Jointly Learning Environments and Control Policies with Projected Stochastic Gradient Ascent

This repository implements a library for joint design and control of environments. More details on the theoretical background can be found in the following article:

Bolland, A., Boukas, I., Berger, M., & Ernst, D. (2022). Jointly Learning Environments and Control Policies with Projected Stochastic Gradient Ascent. Journal of Artificial Intelligence Research, 73, 117-171.

Code organisation

The optimization of an environment and its control policy is divided into three main parts.

First, the environment to be optimized must be provided. Such an environment implements the base abstract class provided in system/ Three environments are already implemented in the library:

  • DroneTrajectory models the dynamics of a drone that shall fly on an elliptical trajectory;
  • ComplexMGSystem implements the dynamics of a solar off-grid microgrid in which we operate a generator and a battery for supplying the electricity consumption of a load at low cost;
  • MSDSystem provides an implementation of a mass-spring-damper system that shall be maintained at a reference position.

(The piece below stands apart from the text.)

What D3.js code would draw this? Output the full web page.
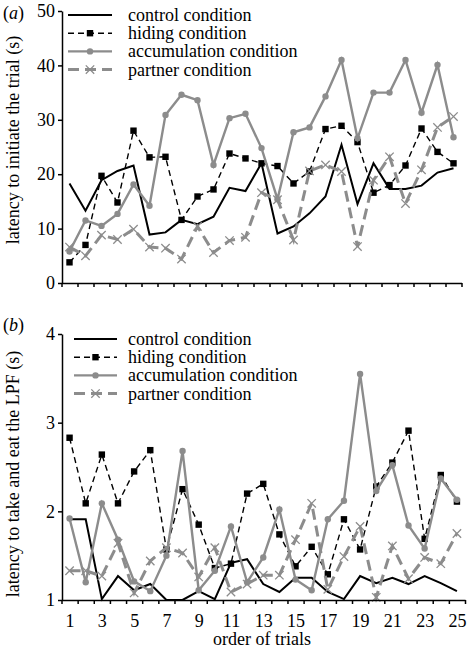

Second, agents implementing the abstract class from agent/ provide the behaviour to adopt in an environment. They can be separated into rule-based agents (agent/rules) and trainable agents (agent/trainable). The latter agents depend on parametric models where some parameters shall be learned with an algorithm. Two noteworthy agents provided in agent/trainable/DESGA are:

  • DSSAAgent for Deterministic System and Stochastic control Agent;
  • S3AAgent for Stochastic System and Stochastic control Agent.

The first agents select deterministically an environment and stochastically the actions to perform in the environment. The second selects both decisions stochastically. These two agents depend on parametric models implemented in model/decision and model/investement for control and design decisions, respectively.

Finally, trainable agents can be trained in environments using algorithms implementing the abstract class from algo/ Two algorithm for jointly designing and controlling environments are implemented:

  • ReinforceDESGA implementing Direct Environment and Policy Search (DEPS) proposed by Bolland et al, 2021;
  • PPOJODC implementing Joint Optimization of Design and Control (JODC) proposed by Schaff et al, 2019.

A tutorial notebook using DEPS for optimizing the MSD environment is provided in example/msd_ex1.ipynb.

Create virtual environment

Create a virtual environment venvDEPS:

python3 -m venv venvDEPS

Activate the environment:

source venvDEPS/bin/activate

Install the requirements:

pip3 install -r requirements.txt --extra-index-url

Launching experiments

Out-of-the-box experiments can be launched from json configuration files with the following command:

python -conf config_file.json [-s seed] [-v|-vv]

Configuration files for the three environments are provided in config_drone, config_cmg, and config_msd.